その時、カーミラがなぜか暗い顔をした。何か気になったのかと、脇に控えるカーミラに問えば、何でもないと、すぐに元に戻った。
「まあ、死にそうになったら君たちに助けてもらうよ。病気は君たちの血で。あの連続殺人犯が攻め込んで来たら、力で。いろいろと人間にない能力とやらがあるんだろう? なら安心だよ」
確かに、ニオが死ぬ要素は一つもない。錯覚か、ボケたか。
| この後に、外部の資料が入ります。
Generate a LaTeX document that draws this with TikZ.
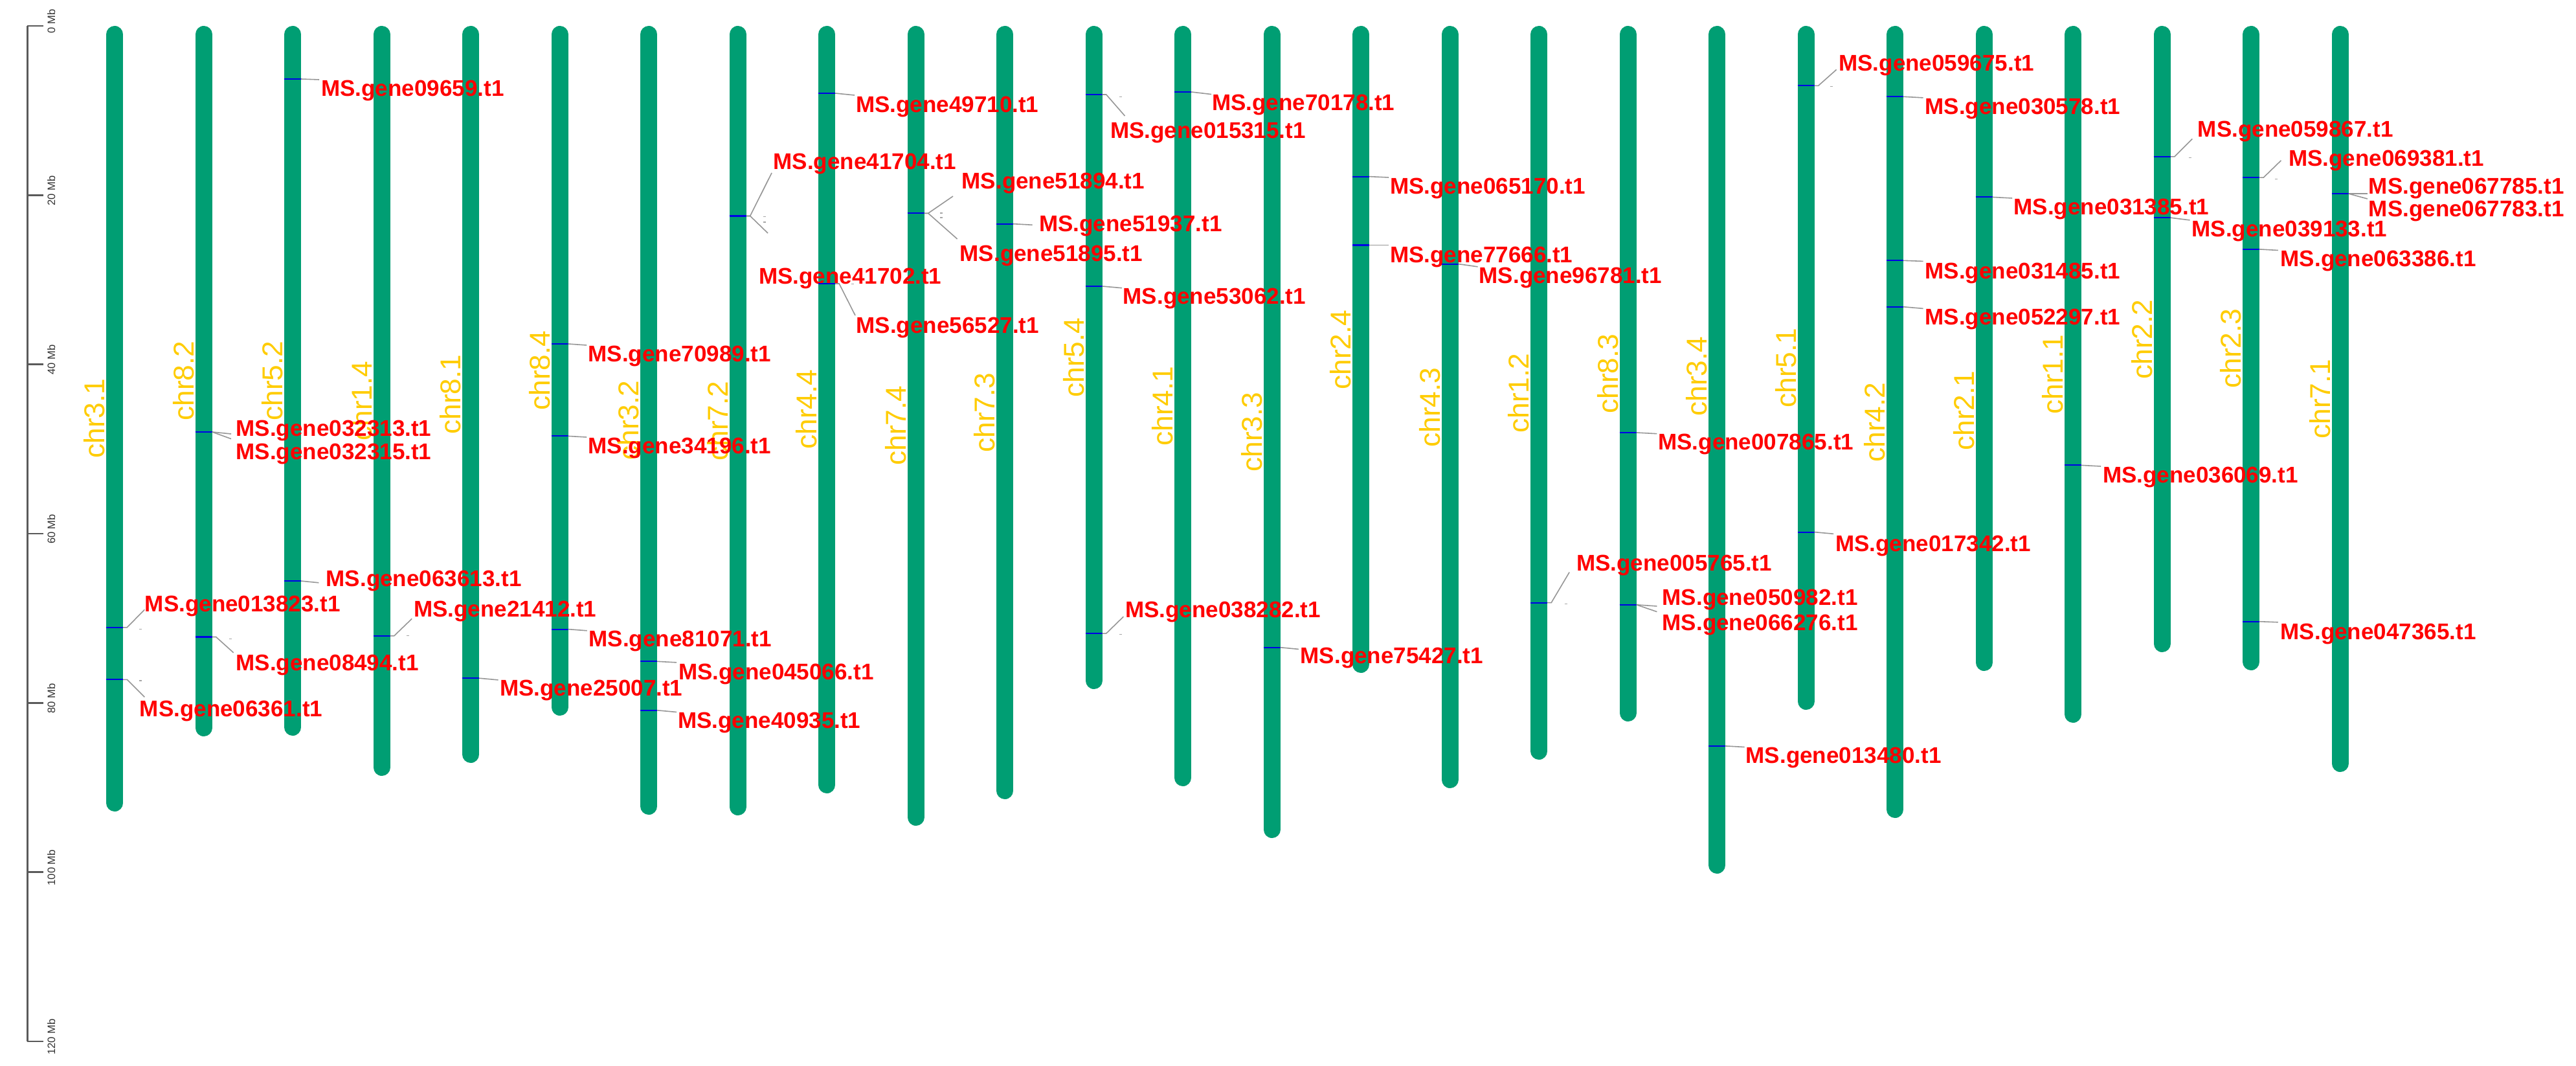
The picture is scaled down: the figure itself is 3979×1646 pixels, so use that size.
\documentclass[tikz,border=0pt]{standalone}
\usepackage{fontspec}
\setmainfont{Liberation Sans}
\definecolor{chrgreen}{RGB}{0,158,115}
\definecolor{chrgold}{RGB}{255,204,0}
\definecolor{genered}{RGB}{255,0,0}
\definecolor{mkblue}{RGB}{0,0,230}
\definecolor{conngray}{RGB}{150,150,150}
\definecolor{axisgray}{RGB}{90,90,90}
\newcommand{\genestraight}[9]{%
  \draw[genemark] (#2-13,#3) -- (#2+13,#3);
  \coordinate (m#1) at (#2+13,#3);
  \coordinate (e#1) at (#4,#5);
  \draw[connline] (m#1) -- (e#1);
  \node[glab,anchor=#6] (g#1) at (#7,#8) {#9};}
\newcommand{\geneelbow}[9]{%
  \draw[genemark] (#2-13,#3) -- (#2+13,#3);
  \coordinate (m#1) at (#2+13,#3);
  \coordinate (e#1) at (#4,#5);
  \draw[connline] (m#1) -- ++(6,0) -- (e#1);
  \node[glab,anchor=#6] (g#1) at (#7,#8) {#9};}
\begin{document}
\begin{tikzpicture}[x=0.01cm,y=-0.01cm,
  chrbar/.style={line width=0.26cm, line cap=round, draw=chrgreen},
  chrlab/.style={rotate=90, anchor=south, inner sep=0pt, text=chrgold, font=\fontsize{12.6}{14}\selectfont},
  genemark/.style={draw=mkblue, line width=0.6pt},
  connline/.style={draw=conngray, line width=0.45pt},
  glab/.style={inner sep=0pt, text=genered, font=\bfseries\fontsize{9.96}{12}\selectfont},
  axisline/.style={draw=axisgray, line width=0.7pt},
  ticklab/.style={rotate=90, anchor=south, inner sep=0pt, text=black!80, font=\fontsize{4.7}{5.5}\selectfont},
  speck/.style={draw=gray!70, line width=0.3pt}]
\useasboundingbox (0,0) rectangle (3979,1646);
\fill[white] (0,0) rectangle (3979,1646);

% scale axis
\draw[axisline] (42.4,40) -- (42.4,1608);
\foreach \v in {0,20,...,120} {
  \draw[axisline] (42.4,{40+13.067*\v}) -- (67,{40+13.067*\v});
  \node[ticklab] (tick\v) at (86,{33+13.067*\v}) {\v\ Mb};
}

% chromosomes: index/name/x/end/label centre
\foreach \i/\n/\x/\e/\m in {0/chr3.1/177.2/1253/646, 1/chr8.2/314.7/1137/588, 2/chr5.2/452.2/1136/588,
  3/chr1.4/589.7/1198/619, 4/chr8.1/727.2/1178/609, 5/chr8.4/864.7/1105/572, 6/chr3.2/1002.2/1258/649,
  7/chr7.2/1139.7/1259/650, 8/chr4.4/1277.2/1225/632, 9/chr7.4/1414.7/1275/657, 10/chr7.3/1552.2/1234/637,
  11/chr5.4/1689.7/1064/552, 12/chr4.1/1827.2/1214/627, 13/chr3.3/1964.7/1294/667, 14/chr2.4/2102.2/1039/540,
  15/chr4.3/2239.7/1217/629, 16/chr1.2/2377.2/1173/607, 17/chr8.3/2514.7/1114/577, 18/chr3.4/2652.2/1349/581,
  19/chr5.1/2789.7/1096/568, 20/chr4.2/2927.2/1263/652, 21/chr2.1/3064.7/1036/634, 22/chr1.1/3202.2/1116/578,
  23/chr2.2/3339.7/1007/524, 24/chr2.3/3477.2/1035/538, 25/chr7.1/3614.7/1192/616} {
  \coordinate (chr\i) at (\x,40);
  \draw[chrbar] (\x,53) -- (\x,\e-13);
  \node[chrlab] (chrlab\i) at (\x-14.5,\m) {\n};
}

% small specks
\foreach \sx/\sy in {217.4/971.6, 217.4/1051, 355.8/986.2, 629.5/981.9, 1181.3/334.6,
  1181.3/343, 1454/329, 1454/336, 1730.8/149.3, 1730.8/979.7, 2418.8/932.2,
  2828.6/133.4, 3382.5/243.5, 3516.4/276.3, 1317.4/438.3}
  \draw[speck] (\sx-2,\sy) -- (\sx+2,\sy);

% genes
\genestraight{a1}{452.2}{122}{493}{123}{north west}{495.5}{123}{MS.gene09659.t1}
\genestraight{a2}{314.7}{667}{357}{670}{base west}{364}{673.4}{MS.gene032313.t1}
\genestraight{a3}{314.7}{667}{357}{677.6}{north west}{364}{684}{MS.gene032315.t1}
\genestraight{a4}{864.7}{531}{906}{533}{north west}{908}{533}{MS.gene70989.t1}
\genestraight{a5}{864.7}{673.4}{906}{675}{north west}{908}{675}{MS.gene34196.t1}
\geneelbow{a6}{1139.7}{333.5}{1192}{267}{base west}{1194}{262}{MS.gene41704.t1}
\geneelbow{a7}{1139.7}{333.5}{1186}{360}{north west}{1171.4}{413}{MS.gene41702.t1}
\genestraight{a8}{1277.2}{144}{1320}{147}{north west}{1321.4}{148}{MS.gene49710.t1}
\geneelbow{a9}{1277.2}{438}{1321}{487}{north west}{1322}{489.7}{MS.gene56527.t1}
\geneelbow{a10}{1414.7}{329.3}{1472}{303}{base west}{1485}{292}{MS.gene51894.t1}
\geneelbow{a11}{1414.7}{329.3}{1478.6}{369}{north west}{1482}{378.5}{MS.gene51895.t1}
\genestraight{a12}{1552.2}{345.7}{1594.6}{347.3}{base west}{1604.5}{357.3}{MS.gene51937.t1}
\geneelbow{a13}{1689.7}{146}{1737.5}{179}{north west}{1714.3}{188}{MS.gene015315.t1}
\genestraight{a14}{1689.7}{442}{1733}{444.7}{north west}{1734}{444.7}{MS.gene53062.t1}
\genestraight{a15}{1827.2}{142}{1871}{145.6}{north west}{1871.4}{145.6}{MS.gene70178.t1}
\genestraight{a16}{2102.2}{272.6}{2145}{274}{north west}{2146.4}{274}{MS.gene065170.t1}
\genestraight{a17}{2102.2}{378.5}{2145}{378.5}{north west}{2146.4}{380}{MS.gene77666.t1}
\genestraight{a18}{2239.7}{407.6}{2282.6}{411.9}{north west}{2284}{411.9}{MS.gene96781.t1}
\genestraight{a19}{2514.7}{668}{2559.4}{669.7}{north west}{2560.7}{669.7}{MS.gene007865.t1}
\geneelbow{a20}{2789.7}{132.3}{2836.6}{107.5}{base west}{2839.7}{110}{MS.gene059675.t1}
\genestraight{a21}{2927.2}{149.3}{2970.5}{150.9}{north west}{2972.8}{150.9}{MS.gene030578.t1}
\genestraight{a22}{2927.2}{402.3}{2970.5}{403.4}{north west}{2972.8}{405}{MS.gene031485.t1}
\genestraight{a23}{2927.2}{473.8}{2970.5}{476.4}{north west}{2972.8}{476.4}{MS.gene052297.t1}
\genestraight{a24}{3064.7}{304.4}{3108}{306}{north west}{3109.8}{306}{MS.gene031385.t1}
\genestraight{a25}{3202.2}{718.4}{3245}{720}{north west}{3247.3}{720}{MS.gene036069.t1}
\genestraight{a26}{2789.7}{821.6}{2832}{824.3}{north west}{2834.4}{826}{MS.gene017342.t1}
\geneelbow{a27}{3339.7}{241.9}{3386.2}{214.4}{base west}{3394.1}{211.8}{MS.gene059867.t1}
\genestraight{a28}{3339.7}{336.2}{3382.5}{339.9}{north west}{3384.8}{339.9}{MS.gene039133.t1}
\geneelbow{a29}{3477.2}{274.2}{3523.4}{247.8}{base west}{3534.5}{256.8}{MS.gene069381.t1}
\genestraight{a30}{3477.2}{384.9}{3518.7}{386.5}{north west}{3522}{386.5}{MS.gene063386.t1}
\genestraight{a31}{3614.7}{299.1}{3656.8}{299.1}{base west}{3658.2}{299.1}{MS.gene067785.t1}
\genestraight{a32}{3614.7}{299.1}{3656.8}{307}{north west}{3658.2}{309.7}{MS.gene067783.t1}
\genestraight{a33}{3477.2}{959.7}{3518.7}{960.8}{north west}{3522}{961.9}{MS.gene047365.t1}
\geneelbow{a34}{177.2}{968.9}{223.2}{941.4}{base west}{223.2}{944.6}{MS.gene013823.t1}
\geneelbow{a35}{177.2}{1049.3}{223.2}{1076.3}{north west}{215.2}{1081.7}{MS.gene06361.t1}
\geneelbow{a36}{314.7}{983.5}{360.7}{1007.8}{north west}{363.8}{1010.5}{MS.gene08494.t1}
\genestraight{a37}{452.2}{897.1}{492.4}{899.8}{base west}{503.1}{905.2}{MS.gene063613.t1}
\geneelbow{a38}{589.7}{981.9}{636.2}{955.4}{base west}{638.4}{952.7}{MS.gene21412.t1}
\genestraight{a39}{727.2}{1047.2}{769.6}{1049.9}{north west}{771.4}{1049.3}{MS.gene25007.t1}
\genestraight{a40}{864.7}{971.6}{906.7}{973.8}{north west}{908.9}{973.8}{MS.gene81071.t1}
\genestraight{a41}{1002.2}{1021.3}{1045}{1022.9}{north west}{1047.3}{1024}{MS.gene045066.t1}
\genestraight{a42}{1002.2}{1096.8}{1045}{1099.5}{north west}{1046.4}{1099.5}{MS.gene40935.t1}
\geneelbow{a43}{1689.7}{978.1}{1735.3}{952.2}{base west}{1737.5}{953.8}{MS.gene038282.t1}
\genestraight{a44}{1964.7}{999.7}{2005.8}{1002.4}{north west}{2008}{999.7}{MS.gene75427.t1}
\geneelbow{a45}{2377.2}{930.6}{2424.1}{883.6}{base west}{2434.4}{881}{MS.gene005765.t1}
\genestraight{a46}{2514.7}{933.8}{2559.4}{936}{base west}{2567}{934.9}{MS.gene050982.t1}
\genestraight{a47}{2514.7}{933.8}{2559.4}{944.6}{north west}{2567}{948.4}{MS.gene066276.t1}
\genestraight{a48}{2652.2}{1151.9}{2694.6}{1153.5}{north west}{2696}{1153.5}{MS.gene013480.t1}
\end{tikzpicture}
\end{document}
とにかく、今はニオの思うがままにしよう。
「それじゃあ、個室を借りるよ」
ヒラヒラと手を振られて出ていくと、カーミラに鍵の片方を渡す。従属と主とはいえ、男と女だ。分かれているほうが都合はいい。
「しばらくは、ここで情報収集かな」
僕は何ともなしにカーミラに言えば、静かに、そうですねと返される。
どうにも、カーミラの挙動がおかしい。追求しようとしたが、やめた。吸血鬼にもプライバシーはある。